Глава третья НЕИЗВЕСТНЫЕ ГОДЫ

We use cookies. Read the Privacy and Cookie Policy

Глава третья НЕИЗВЕСТНЫЕ ГОДЫ

Англия ее разочаровала. В этой стране почти никому не было дела до психических феноменов. Появилась, правда, в Кембридже немногочисленная группка молодых людей, которых заинтересовала как эта неисследованная сторона человеческой психики, так и связанные с ней явления[182].

Оккультный бум начался чуть позднее, с 1852 года. Приехавшая в Лондон из Америки медиум миссис Хейден за свои демонстрации брала гинею с человека. В 1853 году мания столоверчения охватила английское общество. Участие в спиритических сеансах принимали королева Виктория и принц Альберт[183]. Все эти факты, связанные то с отсутствием, то с возникновением моды на контакт с потусторонними существами, не следует упускать из виду, и тогда перед нами откроется бытовая сторона жизни Блаватской в Лондоне после отъезда княгини Багратион-Мухранской.
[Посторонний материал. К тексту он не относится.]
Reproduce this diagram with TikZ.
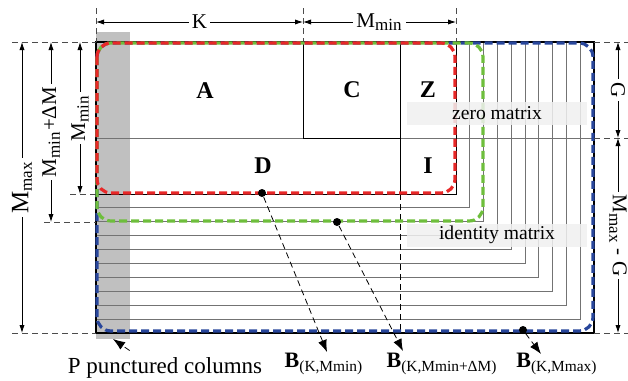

Лёле опять захотелось самостоятельности и свободы в передвижении по миру. Она оказалась без средств к существованию, без опекающих ее русских друзей, с неопределенными надеждами на будущее. Блаватская не любила вспоминать то время, переломное и тяжелое в ее судьбе.

Последующие семь лет жизни Блаватской выпали из поля зрения даже ее придворных летописцев. Альфред Перси Синнетт, которому Елена Петровна немало рассказала о себе, также не смог восстановить «белые пятна» в ее биографии с 1851 по 1858 год и сетовал на отсутствие у «старой леди» привычки вести дневник и на ее плохую память. Можно говорить о сознательной забывчивости Е.П.Б., но на слабую память она не жаловалась. Она умела, как никто другой, заметать следы и прибегать к мистическому туману, когда была в этом крайне заинтересована.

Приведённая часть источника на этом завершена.